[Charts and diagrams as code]
◇ ◇ ◇ ◇ ◇ ◇ ◇
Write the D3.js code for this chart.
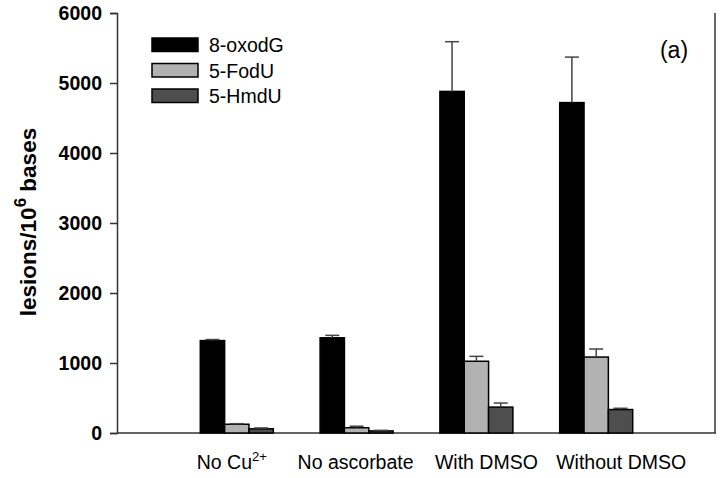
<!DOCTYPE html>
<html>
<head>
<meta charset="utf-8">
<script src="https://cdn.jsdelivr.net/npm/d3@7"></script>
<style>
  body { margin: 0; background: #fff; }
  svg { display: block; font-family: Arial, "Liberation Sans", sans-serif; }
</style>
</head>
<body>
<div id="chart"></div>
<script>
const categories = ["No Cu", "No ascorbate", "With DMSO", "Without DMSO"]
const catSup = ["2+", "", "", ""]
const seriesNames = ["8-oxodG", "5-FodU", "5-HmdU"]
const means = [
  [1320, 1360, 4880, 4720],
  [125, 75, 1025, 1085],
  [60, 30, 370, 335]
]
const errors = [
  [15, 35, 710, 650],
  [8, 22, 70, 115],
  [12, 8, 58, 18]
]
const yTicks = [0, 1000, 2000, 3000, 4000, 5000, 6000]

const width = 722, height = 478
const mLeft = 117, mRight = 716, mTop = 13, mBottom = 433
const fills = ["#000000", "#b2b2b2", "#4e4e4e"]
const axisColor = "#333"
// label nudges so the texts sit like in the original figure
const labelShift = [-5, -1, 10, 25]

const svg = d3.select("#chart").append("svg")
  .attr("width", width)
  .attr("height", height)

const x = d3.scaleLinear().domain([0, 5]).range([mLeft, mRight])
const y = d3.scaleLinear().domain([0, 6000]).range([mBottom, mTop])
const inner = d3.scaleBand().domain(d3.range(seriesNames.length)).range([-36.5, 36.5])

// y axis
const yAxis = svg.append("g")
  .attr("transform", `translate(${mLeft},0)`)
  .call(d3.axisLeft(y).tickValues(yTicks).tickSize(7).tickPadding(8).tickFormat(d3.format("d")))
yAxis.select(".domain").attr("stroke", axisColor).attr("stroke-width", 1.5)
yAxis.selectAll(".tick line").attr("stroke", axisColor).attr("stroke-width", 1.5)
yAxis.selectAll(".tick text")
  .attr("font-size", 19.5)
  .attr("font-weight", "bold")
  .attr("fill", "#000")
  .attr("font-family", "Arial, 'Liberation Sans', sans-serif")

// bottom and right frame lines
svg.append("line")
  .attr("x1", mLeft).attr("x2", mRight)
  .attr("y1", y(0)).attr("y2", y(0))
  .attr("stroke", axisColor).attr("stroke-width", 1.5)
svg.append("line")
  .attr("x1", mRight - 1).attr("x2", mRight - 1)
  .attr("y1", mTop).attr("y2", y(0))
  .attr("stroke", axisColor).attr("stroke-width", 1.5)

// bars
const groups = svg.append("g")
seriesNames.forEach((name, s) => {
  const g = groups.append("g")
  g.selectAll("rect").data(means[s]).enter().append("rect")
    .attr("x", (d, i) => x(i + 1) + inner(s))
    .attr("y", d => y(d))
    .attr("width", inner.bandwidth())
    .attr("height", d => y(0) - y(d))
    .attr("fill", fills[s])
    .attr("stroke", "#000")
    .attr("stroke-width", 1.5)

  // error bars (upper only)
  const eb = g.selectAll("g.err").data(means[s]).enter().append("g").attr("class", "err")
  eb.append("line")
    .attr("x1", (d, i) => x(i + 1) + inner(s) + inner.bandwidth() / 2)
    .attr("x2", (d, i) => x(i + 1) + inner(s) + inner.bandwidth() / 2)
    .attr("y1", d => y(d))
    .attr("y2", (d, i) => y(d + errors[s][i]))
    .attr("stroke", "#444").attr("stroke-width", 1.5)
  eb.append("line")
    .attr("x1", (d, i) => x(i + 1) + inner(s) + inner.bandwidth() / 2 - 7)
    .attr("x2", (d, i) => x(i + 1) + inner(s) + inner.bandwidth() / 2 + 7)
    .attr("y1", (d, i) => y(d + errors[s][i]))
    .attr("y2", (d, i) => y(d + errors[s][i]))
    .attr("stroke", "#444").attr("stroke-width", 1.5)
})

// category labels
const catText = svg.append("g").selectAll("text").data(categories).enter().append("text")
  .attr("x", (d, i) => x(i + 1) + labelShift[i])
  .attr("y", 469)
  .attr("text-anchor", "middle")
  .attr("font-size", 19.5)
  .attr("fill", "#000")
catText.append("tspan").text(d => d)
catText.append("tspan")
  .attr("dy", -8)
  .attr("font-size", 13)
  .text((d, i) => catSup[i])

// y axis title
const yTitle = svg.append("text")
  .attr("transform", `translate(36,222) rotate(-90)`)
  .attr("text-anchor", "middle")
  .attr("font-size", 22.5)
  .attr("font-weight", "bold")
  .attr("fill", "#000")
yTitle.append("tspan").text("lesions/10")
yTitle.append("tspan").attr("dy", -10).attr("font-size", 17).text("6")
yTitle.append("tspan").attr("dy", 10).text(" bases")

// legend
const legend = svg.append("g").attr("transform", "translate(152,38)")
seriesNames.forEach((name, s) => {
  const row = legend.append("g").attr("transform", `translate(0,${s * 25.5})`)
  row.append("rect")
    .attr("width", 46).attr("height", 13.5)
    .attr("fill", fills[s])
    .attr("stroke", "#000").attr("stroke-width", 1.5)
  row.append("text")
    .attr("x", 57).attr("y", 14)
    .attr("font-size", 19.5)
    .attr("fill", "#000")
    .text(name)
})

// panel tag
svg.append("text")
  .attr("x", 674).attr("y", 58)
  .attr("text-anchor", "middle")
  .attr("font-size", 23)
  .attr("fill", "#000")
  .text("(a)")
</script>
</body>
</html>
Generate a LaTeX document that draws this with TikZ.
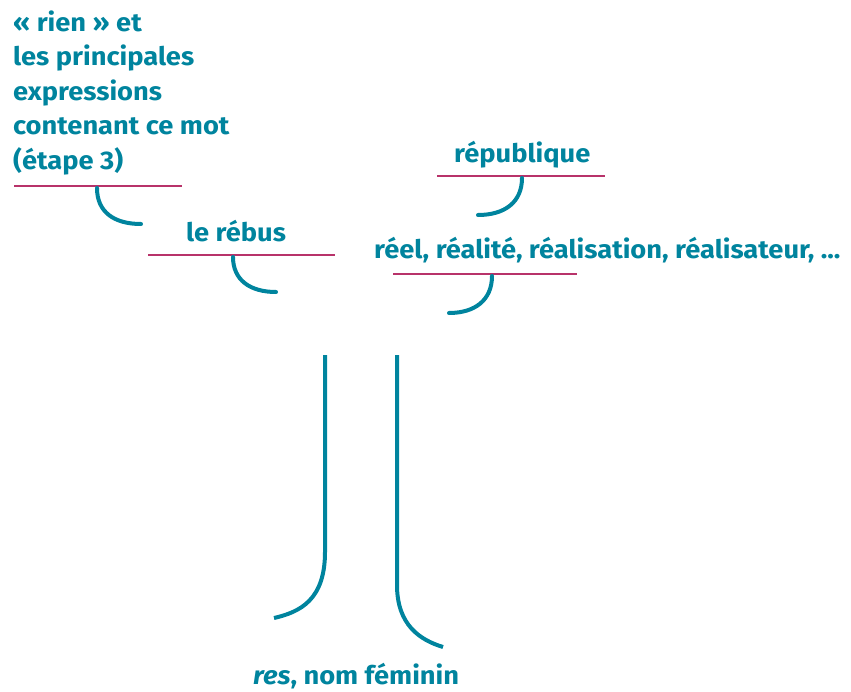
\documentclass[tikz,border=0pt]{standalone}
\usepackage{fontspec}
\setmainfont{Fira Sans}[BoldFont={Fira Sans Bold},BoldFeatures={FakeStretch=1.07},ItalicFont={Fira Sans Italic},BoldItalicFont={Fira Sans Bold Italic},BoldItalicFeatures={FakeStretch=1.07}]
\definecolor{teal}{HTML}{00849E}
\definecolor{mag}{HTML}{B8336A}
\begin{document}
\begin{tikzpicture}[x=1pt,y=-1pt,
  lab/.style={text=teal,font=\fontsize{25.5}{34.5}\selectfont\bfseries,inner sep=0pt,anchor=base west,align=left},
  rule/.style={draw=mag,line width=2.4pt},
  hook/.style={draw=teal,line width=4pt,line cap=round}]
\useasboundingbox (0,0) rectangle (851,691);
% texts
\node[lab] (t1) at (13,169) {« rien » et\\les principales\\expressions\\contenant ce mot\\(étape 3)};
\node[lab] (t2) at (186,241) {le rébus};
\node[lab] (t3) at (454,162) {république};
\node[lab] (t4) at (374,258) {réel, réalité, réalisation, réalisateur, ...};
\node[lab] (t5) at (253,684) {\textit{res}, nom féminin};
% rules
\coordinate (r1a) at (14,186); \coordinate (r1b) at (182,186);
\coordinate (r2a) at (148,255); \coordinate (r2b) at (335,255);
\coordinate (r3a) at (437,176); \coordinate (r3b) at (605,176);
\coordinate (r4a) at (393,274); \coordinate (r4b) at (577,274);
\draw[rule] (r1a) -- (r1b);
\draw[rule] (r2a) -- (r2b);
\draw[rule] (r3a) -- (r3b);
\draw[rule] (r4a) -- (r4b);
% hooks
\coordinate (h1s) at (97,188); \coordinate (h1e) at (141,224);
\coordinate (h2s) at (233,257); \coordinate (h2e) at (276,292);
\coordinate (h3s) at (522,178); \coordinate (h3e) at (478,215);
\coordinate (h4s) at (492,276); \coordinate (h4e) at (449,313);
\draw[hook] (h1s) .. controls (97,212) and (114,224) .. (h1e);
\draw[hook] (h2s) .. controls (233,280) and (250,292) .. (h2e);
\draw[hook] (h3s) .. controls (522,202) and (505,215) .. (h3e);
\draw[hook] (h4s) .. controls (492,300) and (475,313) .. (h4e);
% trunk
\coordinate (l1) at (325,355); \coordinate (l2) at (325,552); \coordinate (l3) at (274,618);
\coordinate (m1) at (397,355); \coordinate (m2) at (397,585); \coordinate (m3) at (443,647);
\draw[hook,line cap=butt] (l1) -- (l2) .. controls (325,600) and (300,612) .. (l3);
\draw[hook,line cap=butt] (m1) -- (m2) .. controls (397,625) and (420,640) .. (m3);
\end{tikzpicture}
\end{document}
◇ ◇ ◇ ◇ ◇ ◇ ◇
# OBJECTIVE:
Check each line of the records above for the string "this", and report every line that has it.

# REPLY TO THE TASK:
Write the D3.js code for this chart.
Generate a LaTeX document that draws this with TikZ.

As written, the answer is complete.